Task to complete =
Collect each line holding the string "React".

********

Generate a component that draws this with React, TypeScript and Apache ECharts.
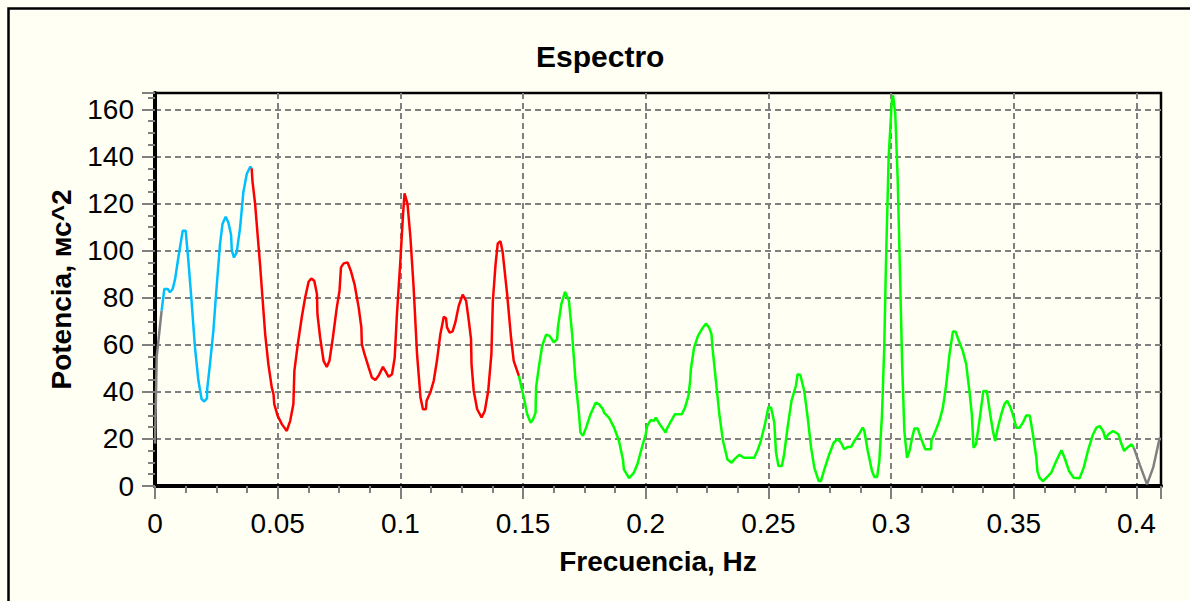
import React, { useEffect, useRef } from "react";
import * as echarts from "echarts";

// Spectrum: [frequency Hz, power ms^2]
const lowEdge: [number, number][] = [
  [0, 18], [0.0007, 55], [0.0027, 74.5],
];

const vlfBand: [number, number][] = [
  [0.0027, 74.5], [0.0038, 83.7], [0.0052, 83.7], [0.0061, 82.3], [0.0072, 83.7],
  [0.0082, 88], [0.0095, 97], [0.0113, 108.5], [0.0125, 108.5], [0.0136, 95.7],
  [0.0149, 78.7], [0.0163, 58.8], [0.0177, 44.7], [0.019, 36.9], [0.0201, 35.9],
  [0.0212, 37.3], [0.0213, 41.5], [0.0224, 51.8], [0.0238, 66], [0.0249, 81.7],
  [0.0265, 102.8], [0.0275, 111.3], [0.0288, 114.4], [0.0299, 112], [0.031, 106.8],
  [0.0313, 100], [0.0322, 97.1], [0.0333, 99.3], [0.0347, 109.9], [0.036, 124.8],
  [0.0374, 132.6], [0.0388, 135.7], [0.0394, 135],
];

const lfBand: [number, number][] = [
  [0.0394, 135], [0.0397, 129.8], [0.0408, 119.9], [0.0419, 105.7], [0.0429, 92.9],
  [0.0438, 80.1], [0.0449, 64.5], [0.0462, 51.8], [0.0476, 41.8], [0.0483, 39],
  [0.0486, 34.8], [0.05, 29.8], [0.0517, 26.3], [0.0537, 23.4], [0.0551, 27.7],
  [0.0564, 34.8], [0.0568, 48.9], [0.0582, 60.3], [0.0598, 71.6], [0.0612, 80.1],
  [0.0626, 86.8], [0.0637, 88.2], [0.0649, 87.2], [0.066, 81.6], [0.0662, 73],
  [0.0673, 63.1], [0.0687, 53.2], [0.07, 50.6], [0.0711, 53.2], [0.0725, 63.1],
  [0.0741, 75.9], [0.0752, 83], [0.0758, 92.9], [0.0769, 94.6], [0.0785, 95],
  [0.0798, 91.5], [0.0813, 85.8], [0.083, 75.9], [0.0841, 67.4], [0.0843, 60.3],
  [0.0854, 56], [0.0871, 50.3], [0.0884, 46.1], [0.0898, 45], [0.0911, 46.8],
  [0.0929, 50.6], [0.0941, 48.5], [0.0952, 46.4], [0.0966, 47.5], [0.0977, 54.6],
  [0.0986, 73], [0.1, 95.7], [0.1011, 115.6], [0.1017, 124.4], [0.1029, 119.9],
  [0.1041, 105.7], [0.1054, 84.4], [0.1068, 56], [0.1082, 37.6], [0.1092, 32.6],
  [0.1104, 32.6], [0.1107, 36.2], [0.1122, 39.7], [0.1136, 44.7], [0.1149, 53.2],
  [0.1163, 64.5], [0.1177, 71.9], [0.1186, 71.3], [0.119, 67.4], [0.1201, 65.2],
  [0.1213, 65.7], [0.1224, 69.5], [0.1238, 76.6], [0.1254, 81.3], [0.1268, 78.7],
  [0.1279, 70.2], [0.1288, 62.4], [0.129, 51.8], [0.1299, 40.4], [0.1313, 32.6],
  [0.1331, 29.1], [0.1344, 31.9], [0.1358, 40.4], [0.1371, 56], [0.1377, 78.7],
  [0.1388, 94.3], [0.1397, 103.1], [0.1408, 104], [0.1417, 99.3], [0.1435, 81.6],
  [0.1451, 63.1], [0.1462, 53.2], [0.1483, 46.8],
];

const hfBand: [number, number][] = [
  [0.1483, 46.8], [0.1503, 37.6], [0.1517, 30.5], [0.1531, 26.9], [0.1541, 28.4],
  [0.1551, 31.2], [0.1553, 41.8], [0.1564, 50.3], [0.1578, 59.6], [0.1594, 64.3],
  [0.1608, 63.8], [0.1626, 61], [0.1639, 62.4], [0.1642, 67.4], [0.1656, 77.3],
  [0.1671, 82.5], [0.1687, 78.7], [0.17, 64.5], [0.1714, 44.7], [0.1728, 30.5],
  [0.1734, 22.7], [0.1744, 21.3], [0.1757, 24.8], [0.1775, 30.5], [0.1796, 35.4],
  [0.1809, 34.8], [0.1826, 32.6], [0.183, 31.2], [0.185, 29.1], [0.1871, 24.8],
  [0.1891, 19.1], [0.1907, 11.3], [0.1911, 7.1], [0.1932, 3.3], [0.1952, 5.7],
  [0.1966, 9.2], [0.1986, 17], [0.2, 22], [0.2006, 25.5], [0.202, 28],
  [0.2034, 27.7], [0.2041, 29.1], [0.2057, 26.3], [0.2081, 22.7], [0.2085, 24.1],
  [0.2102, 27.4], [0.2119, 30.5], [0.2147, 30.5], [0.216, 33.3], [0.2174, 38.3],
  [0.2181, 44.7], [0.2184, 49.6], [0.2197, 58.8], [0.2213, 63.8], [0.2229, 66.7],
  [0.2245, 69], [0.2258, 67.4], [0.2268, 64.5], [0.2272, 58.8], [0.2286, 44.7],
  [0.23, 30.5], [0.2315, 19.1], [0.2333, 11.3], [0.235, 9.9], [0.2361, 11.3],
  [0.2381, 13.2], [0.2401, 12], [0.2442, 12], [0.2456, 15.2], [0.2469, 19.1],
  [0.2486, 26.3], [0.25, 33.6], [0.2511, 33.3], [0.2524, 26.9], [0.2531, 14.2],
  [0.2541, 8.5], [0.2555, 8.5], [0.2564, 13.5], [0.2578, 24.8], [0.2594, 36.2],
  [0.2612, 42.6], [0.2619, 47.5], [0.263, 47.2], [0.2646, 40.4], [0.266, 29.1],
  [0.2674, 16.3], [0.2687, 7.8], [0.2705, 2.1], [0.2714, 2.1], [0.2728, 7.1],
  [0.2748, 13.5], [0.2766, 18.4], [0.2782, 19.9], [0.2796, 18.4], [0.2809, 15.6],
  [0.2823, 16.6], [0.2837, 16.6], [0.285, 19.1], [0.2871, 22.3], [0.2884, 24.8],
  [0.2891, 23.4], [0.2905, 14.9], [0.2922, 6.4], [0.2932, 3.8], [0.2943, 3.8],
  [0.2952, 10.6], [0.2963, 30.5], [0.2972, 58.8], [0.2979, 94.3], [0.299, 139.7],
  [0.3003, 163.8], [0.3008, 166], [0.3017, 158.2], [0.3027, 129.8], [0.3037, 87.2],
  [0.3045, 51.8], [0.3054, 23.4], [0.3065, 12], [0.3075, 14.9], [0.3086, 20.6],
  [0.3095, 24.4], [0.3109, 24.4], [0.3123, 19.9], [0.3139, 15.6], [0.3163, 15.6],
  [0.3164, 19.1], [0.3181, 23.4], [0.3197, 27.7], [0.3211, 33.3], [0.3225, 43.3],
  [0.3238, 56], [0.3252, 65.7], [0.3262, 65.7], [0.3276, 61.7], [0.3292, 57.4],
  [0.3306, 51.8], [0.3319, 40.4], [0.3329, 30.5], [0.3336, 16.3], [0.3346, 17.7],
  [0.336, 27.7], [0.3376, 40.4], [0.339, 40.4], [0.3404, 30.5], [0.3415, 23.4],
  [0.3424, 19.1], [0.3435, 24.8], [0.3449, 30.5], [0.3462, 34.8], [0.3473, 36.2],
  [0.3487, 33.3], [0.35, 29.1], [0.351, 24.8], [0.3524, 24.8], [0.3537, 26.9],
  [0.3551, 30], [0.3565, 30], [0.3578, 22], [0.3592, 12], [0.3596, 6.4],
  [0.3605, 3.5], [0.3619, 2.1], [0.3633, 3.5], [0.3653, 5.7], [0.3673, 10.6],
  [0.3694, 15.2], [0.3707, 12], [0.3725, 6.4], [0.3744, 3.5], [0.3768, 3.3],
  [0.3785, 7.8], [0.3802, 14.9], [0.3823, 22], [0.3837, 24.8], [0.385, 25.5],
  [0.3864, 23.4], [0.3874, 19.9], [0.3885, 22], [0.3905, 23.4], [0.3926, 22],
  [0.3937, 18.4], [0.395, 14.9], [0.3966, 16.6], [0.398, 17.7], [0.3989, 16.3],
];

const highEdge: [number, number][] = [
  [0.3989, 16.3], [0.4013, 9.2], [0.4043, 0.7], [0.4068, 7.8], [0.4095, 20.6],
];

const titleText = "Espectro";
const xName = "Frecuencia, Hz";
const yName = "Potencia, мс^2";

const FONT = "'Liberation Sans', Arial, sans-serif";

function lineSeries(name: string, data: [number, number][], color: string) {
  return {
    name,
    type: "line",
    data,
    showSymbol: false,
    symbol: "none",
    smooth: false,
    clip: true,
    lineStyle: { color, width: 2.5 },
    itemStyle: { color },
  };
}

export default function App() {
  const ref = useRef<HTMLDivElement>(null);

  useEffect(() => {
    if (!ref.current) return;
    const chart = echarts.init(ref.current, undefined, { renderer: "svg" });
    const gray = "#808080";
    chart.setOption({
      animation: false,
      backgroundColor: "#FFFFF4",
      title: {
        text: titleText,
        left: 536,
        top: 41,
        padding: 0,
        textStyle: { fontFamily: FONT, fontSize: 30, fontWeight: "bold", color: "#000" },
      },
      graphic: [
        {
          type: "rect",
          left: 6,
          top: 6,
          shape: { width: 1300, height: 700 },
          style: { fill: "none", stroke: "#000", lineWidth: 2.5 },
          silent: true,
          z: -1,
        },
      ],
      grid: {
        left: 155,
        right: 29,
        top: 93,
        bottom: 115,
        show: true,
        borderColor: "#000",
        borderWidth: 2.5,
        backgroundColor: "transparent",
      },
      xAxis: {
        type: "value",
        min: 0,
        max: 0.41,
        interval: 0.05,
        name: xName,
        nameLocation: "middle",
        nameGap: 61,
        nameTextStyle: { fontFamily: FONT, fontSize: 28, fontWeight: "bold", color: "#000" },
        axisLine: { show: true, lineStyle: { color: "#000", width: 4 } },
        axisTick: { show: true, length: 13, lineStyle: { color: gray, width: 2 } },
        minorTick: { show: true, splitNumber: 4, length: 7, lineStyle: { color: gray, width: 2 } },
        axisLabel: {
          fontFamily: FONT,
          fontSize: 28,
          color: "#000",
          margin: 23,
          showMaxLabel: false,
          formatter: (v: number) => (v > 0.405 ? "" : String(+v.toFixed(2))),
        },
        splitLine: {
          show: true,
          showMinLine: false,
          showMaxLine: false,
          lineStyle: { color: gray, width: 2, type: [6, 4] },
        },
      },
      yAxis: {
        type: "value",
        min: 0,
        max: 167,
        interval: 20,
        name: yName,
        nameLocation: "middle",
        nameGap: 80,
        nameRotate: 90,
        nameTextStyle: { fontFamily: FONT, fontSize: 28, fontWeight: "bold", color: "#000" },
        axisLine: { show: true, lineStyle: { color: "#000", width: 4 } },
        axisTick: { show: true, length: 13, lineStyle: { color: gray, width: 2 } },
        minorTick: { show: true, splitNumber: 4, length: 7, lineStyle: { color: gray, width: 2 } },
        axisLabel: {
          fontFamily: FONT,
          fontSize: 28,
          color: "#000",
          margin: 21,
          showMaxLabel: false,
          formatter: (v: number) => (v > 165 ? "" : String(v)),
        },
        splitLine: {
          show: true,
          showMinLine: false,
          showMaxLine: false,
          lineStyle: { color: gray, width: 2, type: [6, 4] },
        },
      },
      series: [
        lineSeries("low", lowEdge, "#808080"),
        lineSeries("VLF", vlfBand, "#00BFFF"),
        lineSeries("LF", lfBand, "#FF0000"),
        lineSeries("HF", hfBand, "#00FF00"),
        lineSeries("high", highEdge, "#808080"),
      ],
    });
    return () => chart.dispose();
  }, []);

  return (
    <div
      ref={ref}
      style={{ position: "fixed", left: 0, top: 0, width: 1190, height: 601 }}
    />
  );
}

********

Task output =
Generate a component that draws this with React, TypeScript and Apache ECharts.
import React, { useEffect, useRef } from "react";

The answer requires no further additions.